Teaching Puppy Not To Bite

What do you do about a mouthy 9 month old Husky German Shepard mix, around kids?

By Red from Cumming, GA

My Training Method

This is how I have taught every dog I've ever had not to bite. Dogs of all sizes and breeds.


Whenever the dog bites, first things first you and the kids. Do not panic or get upset at all.
Stay calm and in a very firm voice, and pointing your finger at the dog at the same time, say "don't bite". You don't have to yell, just say it in a very firm voice.

If you panic there's no telling what reaction the dog will take. So don't panic or get upset.

If the dog doesn't let go immediately, tap it's nose, just enough to get it's attention, and keep saying "don't bite". Do not allow anyone to be laughing at the time or the dog may think it's a game. He has to know you are serious. This is why the play has to stop immediately when the dog bites. So that it learns that that action is not a play action.

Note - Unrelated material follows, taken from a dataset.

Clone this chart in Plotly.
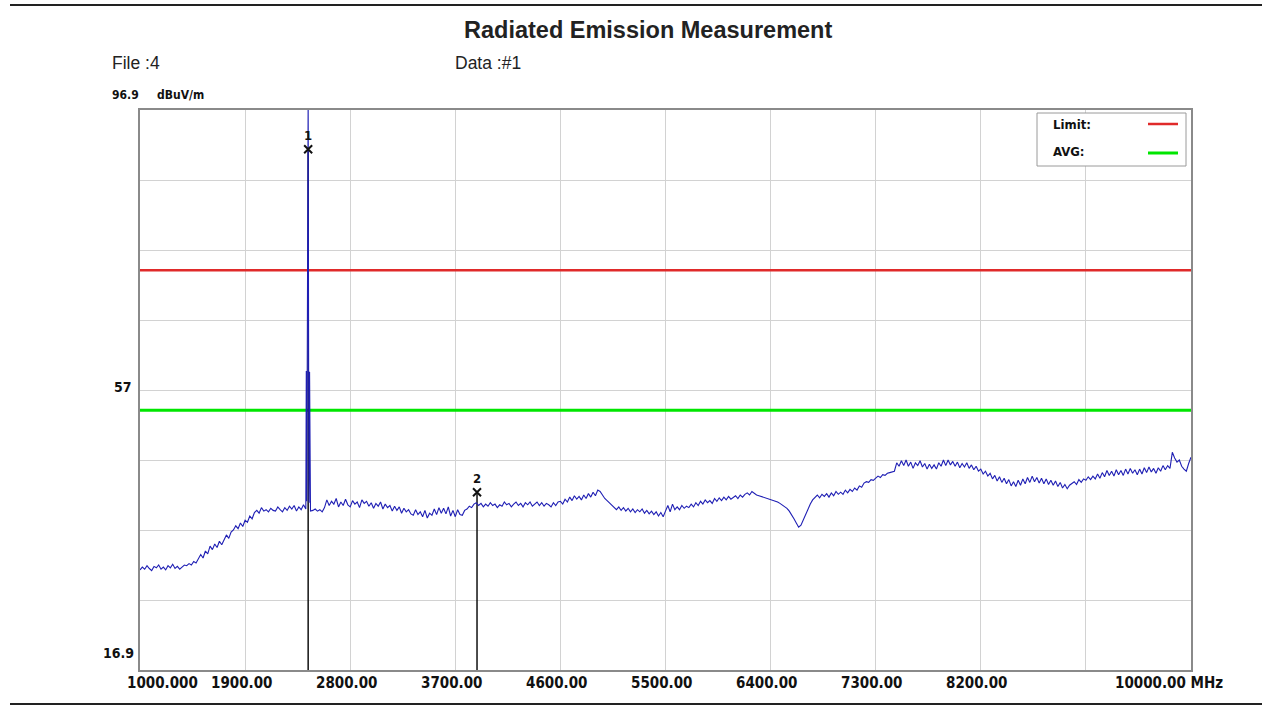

As soon as it lets go, tell the dog "good dog!" and give it lots and lots of praise. Then continue with the praise as if the bite had not happened.


This is the easiest and most effective way to teach the dog. It takes consistency. But you and the kids have to realize that the dog is not biting to be mean. That's how dogs play. You are trying to teach them that biting is not acceptable when they are playing with people of any age. Just be persistent and still be loving and your dog will turn out to be a great family dog. (01/11/2010)

It's important to teach your kids the same method. You didn't mention how old they are. But even very young kids, 3-4 yrs old can be taught this. The biggest thing to remember is that this is a natural behavior for dogs, and you are training it not to use this natural behavior.

Another thing though, don't forget that there is a difference between biting and grabbing. Many dogs will grab hold with their mouths, but not intend to bite. In this case, if it grabs too tightly, I always stop and say "Ow" and they learn to let go or ease up. Make sure your kids understand the difference, too.


And whether the dog is biting or grabbing, make sure the kids know that the dog is not being mean, it's just playing and that it has to learn what's right and what's wrong in play. Just like the kids themselves have to learn.